Xia, Shang, Zhou Dynasties: From Myths to Historical Facts
- First edition cover
- Author: Olga Gorodetskaya
- Language: Chinese
- Subject: History of early China
- Publisher: Shanghai Chinese Classics Publishing House
- Publication date: 2013
- Publication place: People's Republic of China
- Media type: Print (Hardcover)
- Pages: 547
- ISBN: 978-7-5325-6759-1
- Preceded by: Benevolence and the Mandate of Heaven
- Followed by: Spirits of Heaven and Ways of Heaven & Earth

= Xia, Shang, Zhou Dynasties =

2013 book by Olga Gorodetskaya

Xia, Shang, Zhou Dynasties: From Myths to Historical Facts is a book by a Taiwan-based Russian history professor Olga Gorodetskaya.

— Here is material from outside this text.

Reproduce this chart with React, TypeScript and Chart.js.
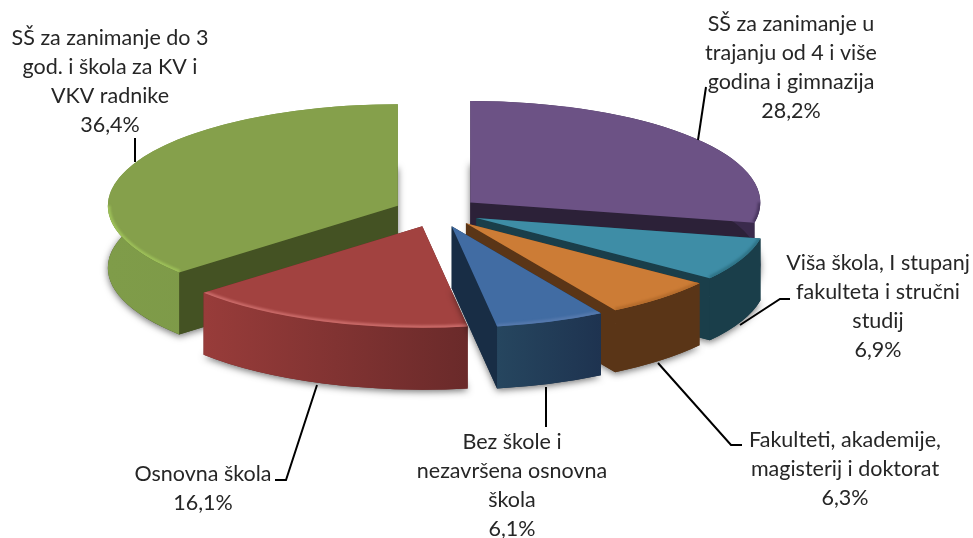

It touches upon several predominant theories regarding Ancient China's earliest dynasties, namely Xia dynasty, Shang dynasty and Zhou dynasty, and tries to present archaeological evidence that those theories are in fact myths originated in early Chinese historical works, which resemble hagiographies and have little basis in reality on the ground. The book and as a result its author are a subject of considerable controversy within the Sinological academia, especially so within the People's Republic of China.